Fig. 4 The Euler parameter (Eu) as a function of the maximum speed and the distance to the nearest land portion for all database records in HURDAT (https://www.aoml.noaa.gov/hrd/hurdat/Data_Storm.html).
Fig. 5 Average values of the Euler number (Eu) at intervals of 10 m s-1 for all database records in HURDAT (https://www.aoml.noaa.gov/hrd/hurdat/Data_Storm.html).
A deeper analysis of the Euler number behavior over land is shown in Figure 6, where fitted curves for an exponential decay law and a tendency curve for the Euler number are presented. The computed decay constants, ξ and γ, vary significantly from case to case, with an average of 0.075 h-1 for ξ and 0.055 h-1 for γ, and a standard deviation of 0.035 h-1 and 0.020 h-1, respectively, making it clear that it is possible to make an exponential fit, but the decay depends on other parameters like the radius of maximum wind velocity, roughness and energy loss at landfall.
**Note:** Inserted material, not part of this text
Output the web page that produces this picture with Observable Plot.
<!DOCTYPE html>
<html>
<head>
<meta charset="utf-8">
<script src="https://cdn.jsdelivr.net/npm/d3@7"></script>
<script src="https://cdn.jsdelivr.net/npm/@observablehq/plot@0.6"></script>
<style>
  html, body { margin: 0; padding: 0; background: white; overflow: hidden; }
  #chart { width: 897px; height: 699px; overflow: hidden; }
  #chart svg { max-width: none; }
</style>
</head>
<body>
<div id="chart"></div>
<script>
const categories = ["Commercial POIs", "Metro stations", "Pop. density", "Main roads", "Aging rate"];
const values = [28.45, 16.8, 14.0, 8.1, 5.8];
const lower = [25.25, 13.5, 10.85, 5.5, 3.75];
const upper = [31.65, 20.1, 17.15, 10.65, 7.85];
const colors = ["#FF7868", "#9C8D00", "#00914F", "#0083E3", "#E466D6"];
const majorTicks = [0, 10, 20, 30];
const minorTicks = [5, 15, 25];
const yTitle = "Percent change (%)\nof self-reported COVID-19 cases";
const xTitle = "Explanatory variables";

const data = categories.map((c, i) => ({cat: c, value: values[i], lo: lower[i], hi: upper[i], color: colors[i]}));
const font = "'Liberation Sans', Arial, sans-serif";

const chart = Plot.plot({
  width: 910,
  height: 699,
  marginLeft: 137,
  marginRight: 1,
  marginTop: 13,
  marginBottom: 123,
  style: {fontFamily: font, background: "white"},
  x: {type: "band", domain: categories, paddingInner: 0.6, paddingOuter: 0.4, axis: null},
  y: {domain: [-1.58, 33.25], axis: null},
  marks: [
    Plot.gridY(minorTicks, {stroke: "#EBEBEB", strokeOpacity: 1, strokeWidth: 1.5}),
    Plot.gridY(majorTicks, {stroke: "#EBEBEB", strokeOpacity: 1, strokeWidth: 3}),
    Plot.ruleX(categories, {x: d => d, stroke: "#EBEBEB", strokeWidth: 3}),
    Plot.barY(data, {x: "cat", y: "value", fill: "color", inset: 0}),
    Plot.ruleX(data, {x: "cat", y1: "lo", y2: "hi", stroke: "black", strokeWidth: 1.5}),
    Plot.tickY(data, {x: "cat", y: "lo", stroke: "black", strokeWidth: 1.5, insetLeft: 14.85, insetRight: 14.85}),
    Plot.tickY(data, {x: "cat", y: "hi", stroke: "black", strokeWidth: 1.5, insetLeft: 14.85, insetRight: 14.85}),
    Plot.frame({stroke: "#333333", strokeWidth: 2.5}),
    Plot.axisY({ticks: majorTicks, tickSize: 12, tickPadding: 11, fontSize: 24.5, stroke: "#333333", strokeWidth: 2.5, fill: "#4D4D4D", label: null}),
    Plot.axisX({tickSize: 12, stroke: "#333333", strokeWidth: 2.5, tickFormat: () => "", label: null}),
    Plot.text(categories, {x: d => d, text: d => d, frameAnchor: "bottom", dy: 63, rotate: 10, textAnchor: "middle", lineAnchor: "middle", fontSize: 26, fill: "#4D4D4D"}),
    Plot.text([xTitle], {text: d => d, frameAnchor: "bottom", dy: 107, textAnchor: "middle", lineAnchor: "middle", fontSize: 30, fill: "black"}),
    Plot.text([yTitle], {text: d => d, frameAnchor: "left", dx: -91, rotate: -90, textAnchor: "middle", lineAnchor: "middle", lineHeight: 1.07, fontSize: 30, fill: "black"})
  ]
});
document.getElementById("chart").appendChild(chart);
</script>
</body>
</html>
Fig. 6 Curves for pressure deficit, speed and Euler number of four tropical cyclones which enter the Yucatan peninsula. The time has been normalized to the total decay time.
It should be pointed out that despite the large variation of the decay constants ξ and γ, they are in the way coupled so that the curve for the Euler number predicts an increase when the storms are over land for all cases. For cases in which good fits are obtained, e.g. hurricanes Gilbert and Richard, the curve that predicts the behavior of the Euler number, given by Eq. (6), also fits better the data.
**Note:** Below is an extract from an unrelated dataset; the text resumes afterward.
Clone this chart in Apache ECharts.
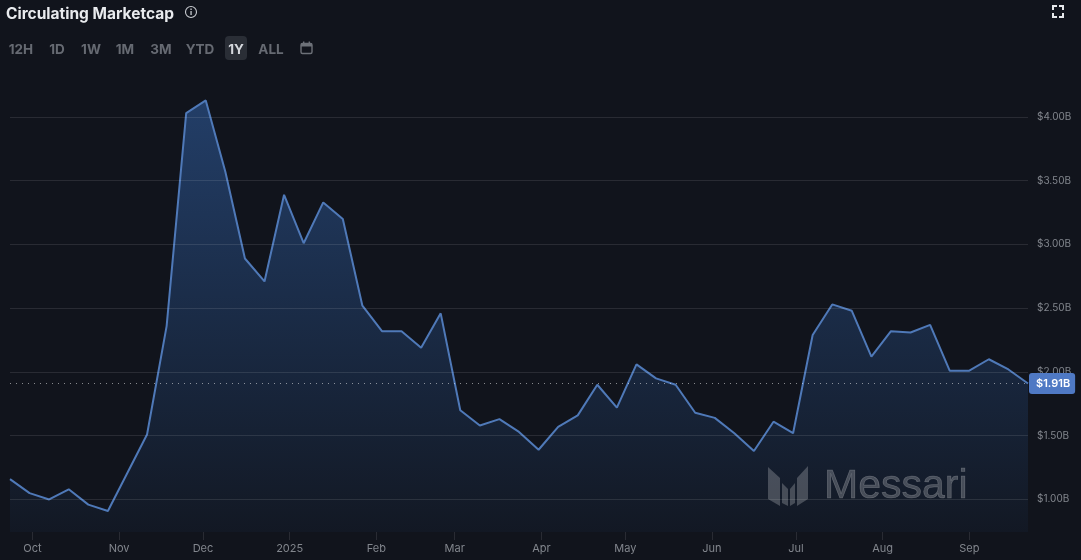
<!DOCTYPE html>
<html><head><meta charset="utf-8">
<style>html,body{margin:0;padding:0;background:#11141c}#c{width:1081px;height:560px}</style>
<script src="https://cdn.jsdelivr.net/npm/echarts@6/dist/echarts.min.js"></script>
</head><body><div id="c"></div>
<script>
const weeklyCap = [1.16,1.05,1.00,1.08,0.96,0.91,1.21,1.51,2.36,4.03,4.13,3.57,2.89,2.71,3.39,3.01,3.33,3.20,2.52,2.32,2.32,2.19,2.46,1.70,1.58,1.63,1.53,1.39,1.57,1.66,1.90,1.72,2.06,1.95,1.90,1.68,1.64,1.52,1.38,1.61,1.52,2.29,2.53,2.48,2.12,2.32,2.31,2.37,2.01,2.01,2.10,2.02,1.91];
const monthTicks = ['2024-10-01','2024-11-01','2024-12-01','2025-01-01','2025-02-01','2025-03-01','2025-04-01','2025-05-01','2025-06-01','2025-07-01','2025-08-01','2025-09-01'];
const monthLabels = ['Oct','Nov','Dec','2025','Feb','Mar','Apr','May','Jun','Jul','Aug','Sep'];
const priceTicks = [1,1.5,2,2.5,3,3.5,4];
const rangeTabs = [['12H',21],['1D',57],['1W',91],['1M',125],['3M',161],['YTD',200],['1Y',236],['ALL',271]];
const lastValue = 1.91;

const DAY = 86400000;
const t0 = Date.UTC(2024,8,23);
const points = weeklyCap.map((v,i)=>[t0+i*7*DAY,v]);
const monthMs = monthTicks.map(s=>Date.parse(s+'T00:00:00Z'));
const FONT = 'Inter, "Noto Sans", sans-serif';
const tabGraphics = rangeTabs.map(([t,x])=>({type:'text',x,y:50,z:20,style:{
  text:t,font:'700 13.5px '+FONT,fill:t==='1Y'?'#d5d8dd':'#666a72',align:'center',verticalAlign:'middle'}}));
const chart = echarts.init(document.getElementById('c'),null,{renderer:'canvas'});
const logoFill='rgba(255,255,255,0.22)';
chart.setOption({
  animation:false,
  backgroundColor:'#11141c',
  grid:{left:10,right:53,top:60,bottom:28},
  xAxis:{type:'value',min:t0,max:t0+52*7*DAY,scale:true,
    axisLine:{show:false},
    axisTick:{show:true,length:8,customValues:monthMs,lineStyle:{color:'rgba(255,255,255,0.1)'}},
    splitLine:{show:false},
    axisLabel:{customValues:monthMs,color:'#82868d',fontSize:11,fontFamily:FONT,margin:11,
      showMinLabel:true,showMaxLabel:true,
      formatter:(v)=>{const i=monthMs.indexOf(+v);return i<0?'':monthLabels[i];}}},
  yAxis:{type:'value',position:'right',min:0.745,max:4.447,
    axisLine:{show:false},axisTick:{show:false,customValues:priceTicks},
    splitLine:{show:false},
    axisLabel:{customValues:priceTicks,color:'#82868d',fontSize:10,fontFamily:FONT,margin:9,padding:[2,0,0,0],
      formatter:(v)=>'$'+(+v).toFixed(2)+'B'}},
  series:[
  {type:'line',data:points,symbol:'none',z:3,
    lineStyle:{color:'#4f79b8',width:2},
    areaStyle:{color:new echarts.graphic.LinearGradient(0,0,0,1,[
      {offset:0,color:'#2a5088'},{offset:0.5,color:'#1e3558'},{offset:1,color:'#131a27'}])},
    markLine:{silent:true,symbol:'none',z:4,animation:false,
      lineStyle:{color:'rgba(255,255,255,0.1)',type:'solid',width:1},
      label:{show:false},
      data:[...priceTicks.map(v=>({yAxis:v})),
        {yAxis:lastValue,
         lineStyle:{color:'rgba(255,255,255,0.5)',type:[1,5],width:1},
         label:{show:true,position:'end',distance:1,formatter:'$'+lastValue.toFixed(2)+'B',
          color:'#fff',backgroundColor:'#4f79c4',borderRadius:3,padding:[5,5,5,7],
          fontSize:11,fontWeight:600,fontFamily:FONT}}]}}
  ],
  graphic:[
   {type:'text',x:6,y:14,z:20,style:{text:'Circulating Marketcap',font:'700 15.5px '+FONT,fill:'#e9ebee',verticalAlign:'middle'}},
   {type:'circle',z:20,shape:{cx:191,cy:12,r:5.5},style:{fill:'none',stroke:'#c9ccd1',lineWidth:1.1}},
   {type:'rect',z:20,shape:{x:190.4,y:11,width:1.3,height:4},style:{fill:'#c9ccd1'}},
   {type:'rect',z:20,shape:{x:190.4,y:8.6,width:1.3,height:1.3},style:{fill:'#c9ccd1'}},
   {type:'rect',z:19,shape:{x:225,y:36,width:22,height:24,r:4},style:{fill:'#2a2e36'}},
   ...tabGraphics,
   {type:'rect',z:20,shape:{x:301,y:43.5,width:11,height:10,r:1.5},style:{fill:'none',stroke:'#6d7178',lineWidth:1.4}},
   {type:'rect',z:20,shape:{x:301,y:43.5,width:11,height:3},style:{fill:'#6d7178'}},
   {type:'rect',z:20,shape:{x:303,y:41.5,width:1.4,height:2.5},style:{fill:'#6d7178'}},
   {type:'rect',z:20,shape:{x:308.6,y:41.5,width:1.4,height:2.5},style:{fill:'#6d7178'}},
   {type:'polyline',z:20,shape:{points:[[1053,10],[1053,6],[1057,6]]},style:{fill:'none',stroke:'#e6e8eb',lineWidth:2}},
   {type:'polyline',z:20,shape:{points:[[1059,6],[1063,6],[1063,10]]},style:{fill:'none',stroke:'#e6e8eb',lineWidth:2}},
   {type:'polyline',z:20,shape:{points:[[1053,13],[1053,17],[1057,17]]},style:{fill:'none',stroke:'#e6e8eb',lineWidth:2}},
   {type:'polyline',z:20,shape:{points:[[1059,17],[1063,17],[1063,13]]},style:{fill:'none',stroke:'#e6e8eb',lineWidth:2}},
   {type:'polygon',z:20,shape:{points:[[768,467],[780,478],[780,506],[768,499]]},style:{fill:logoFill}},
   {type:'polygon',z:20,shape:{points:[[782,483],[788,489],[788,506],[782,503]]},style:{fill:logoFill}},
   {type:'polygon',z:20,shape:{points:[[790,489],[795,483],[795,503],[790,506]]},style:{fill:logoFill}},
   {type:'polygon',z:20,shape:{points:[[797,478],[808,466],[808,499],[797,506]]},style:{fill:logoFill}},
   {type:'text',x:824,y:487,z:20,style:{text:'Messari',font:'400 41px "Liberation Sans", Arial, sans-serif',fill:logoFill,stroke:logoFill,lineWidth:0.6,verticalAlign:'middle'}}
  ]
});
</script></body></html>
There are clear differences in the behavior of the Euler number when the cyclone is at sea and when it is over land, which can be explained based on the duration of the storm. When it is over sea and has reached hurricane category, the tropical cyclone evolves slowly so that it remains close to the steady state tending to keep constant the relationship between pressure drop and the dynamic pressure (Euler number). When it is over land is far from the steady state, the wind velocity rapidly goes down by the increase in friction but it takes time to be reflected in the decrease of the pressure drop, so the Euler number increases. This points directly to the question about the validity of using the gradient wind equation to represent the pressure inside the boundary layer when the cyclone makes landfall. The transient effects are essential to determine the intensity decay.
From the analysis of the Euler parameter with the data from pressure drop and wind speed of tropical cyclones that occurred in the Atlantic Ocean, it was found that over sea, when storms reached hurricane strength, the cyclone evolves slowly staying near the steady state and tending to maintain a constant Euler number (Eu ≈ 1.8). This situation is well represented by the wind velocity profile derived from potential theory of Emanuel and has been one of his main hypotheses that the cyclone is in steady state and for which Eu ≈ 1.9 was obtained. The situation is different when the storm is over land, where the Euler number varies significantly with a tendency to grow, indicating that the cyclone is far from steady state and highlighting the importance of transient states during dissipation. In this case, the use of wind gradient equations ceases to represent the behavior of hurricanes.
5. Conclusions
In this study a quantitative analysis of the Euler number has been presented using the NHC’s extended bast track database of the Atlantic basin. For tropical cyclones the Euler number relates the maximum wind velocity (local parameter) with the total pressure drop (global parameter), which are often used as an intensity measure of the storms. The calculations were performed all along the track of the tropical cyclones, including the early stages as a tropical storm and the dissipation process. Two different regimes were found depending on whether the cyclone moves over sea or over land.
Over water, when the storm has reached the hurricane category, tropical cyclones evolve slowly near the steady state and tending to keep a constant Euler number (Eu ≈ 1.8). This behavior is very well captured by the parametric wind profile of Emanuel and Rotunno (2011) (Eu ≈ 1.9). On the other hand, when the hurricane has made landfall and moves over land, the Euler number changes significantly with a clear tendency to increase to values of about 6. This sharp increment on the Euler number indicates the transition to a very strong transient state. The maximum speed decreases rapidly while the pressure drop is maintained for a while. This induces a radial velocity component which destroys the gradient wind condition. Under global warming, an increase is expected of the frequency and/or intensity of tropical cyclones. However, the corresponding Euler number must be invariant because it relates two parameters which increase at the same time. The transition to an extratropical storm was not considered in this work. It is difficult to include this transition based on the same parameter analysis due to the important differences between tropical and extratropical storms' characteristics. Basically, the area covered by the present study is shown in Figure 2 of the manuscript.